Despite the monetary policy’s forecast of nearly 3% growth, Pakistan’s economy is projected to grow modestly by 1.8% in the current fiscal year.
This subdued growth is attributed to tight monetary and fiscal policies, continued import management measures, and weak economic activity amid low confidence levels.
While some sectors, notably agriculture, have shown improvement, growth remains insufficient to uplift the population, with 40% still living below the poverty line.
Urging structural reforms, Najy Benhassine, World Bank Country Director for Pakistan, stresses the need for an ambitious and credible implementation plan to restore confidence.
The report underscores the importance of better fiscal management to address inflation, narrow the current account deficit, stabilize the financial sector, and enhance credit to the private sector.
Key recommendations include a prudent macroeconomic policy mix, broadening the tax base, reducing regulatory barriers, and addressing energy sector challenges.
Sayed Murtaza Muzaffari, the lead author, cautions about economic risks and financial sector vulnerabilities.

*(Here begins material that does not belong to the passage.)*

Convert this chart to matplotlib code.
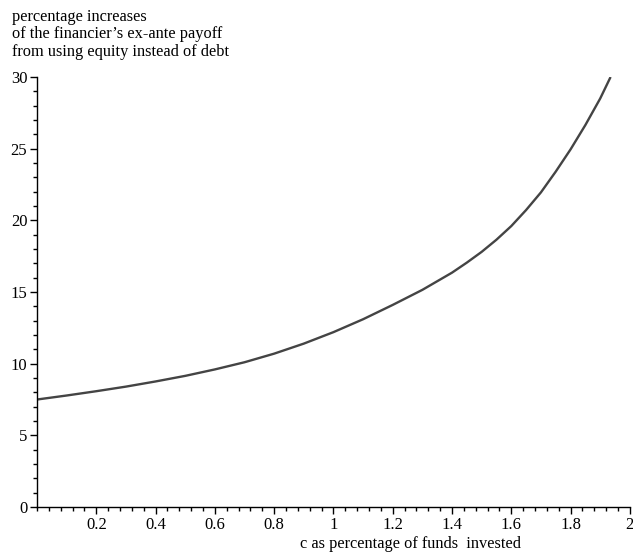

Moreover, the report highlights the fiscal burden from state-owned enterprises (SOEs) and calls for expediting privatization, restructuring, and divestment plans.
As Pakistan aims for economic recovery, comprehensive reforms are essential for sustainable growth and poverty reduction.
However, significant challenges remain, particularly in energy sector reform and inflation control. Implementing these recommendations will be crucial, albeit challenging, for Pakistan’s economic trajectory.